Bosnia's Srpska Republic is set to vote Sunday on a controversial referendum that could spark renewed conflict between Serbs and other ethnic groups.
The Srpska Republic, a largely autonomous region of Bosnia dominated by Orthodox Christian Serbs, will vote on the future of a holiday to which the country's Muslim Bosniaks and Catholic Croats object.
Sunday's poll is seen by some as a test run for a secession vote, and - at the least - as a new source of tension in a nation devastated by conflict in the 1990s.
The referendum seeks to affirm January 9 as Statehood Day, but the Bosnian Constitutional Court had previously ordered the holiday moved because it falls on the anniversary of Serbs' 1992 referendum to secede from Bosnia.
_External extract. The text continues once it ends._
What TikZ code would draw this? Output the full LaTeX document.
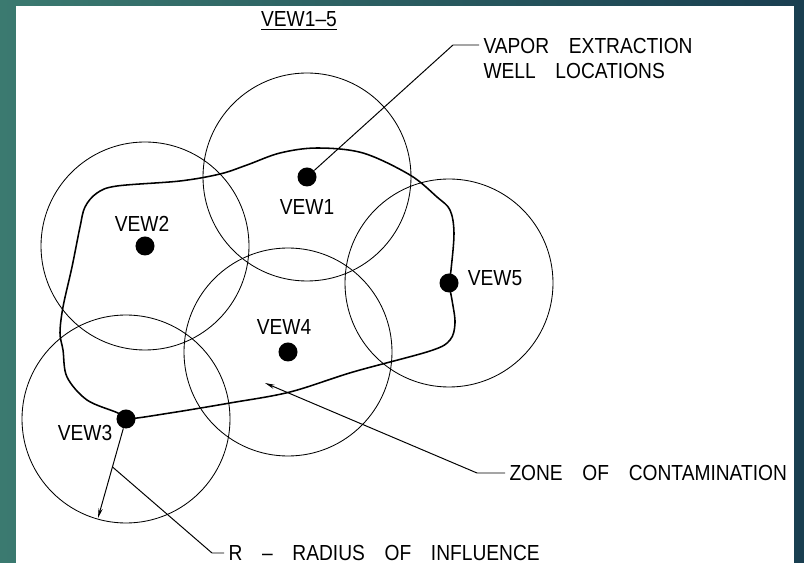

That vote was one of the political triggers for the 1992-95 war which eventually killed about 100,000.
The referendum has fanned fears about Bosnian stability: The country's three main ethnic groups mistrust each other, and that has prevented the reforms the European Union says would positively transform Bosnia's inefficient governing system.
The EU, which opposes Sunday's vote, worries it could eventually lead to a referendum on the Srpska Republic seceding from Bosnia. Nationalist Serb leader Milorad Dodik has been threatening such a test for years.
Moscow, however, has voiced support for the referendum. Petr Ivantsov, Russia's ambassador to Bosnia, said it is "the right of people in Srpska Republic to decide on key issues."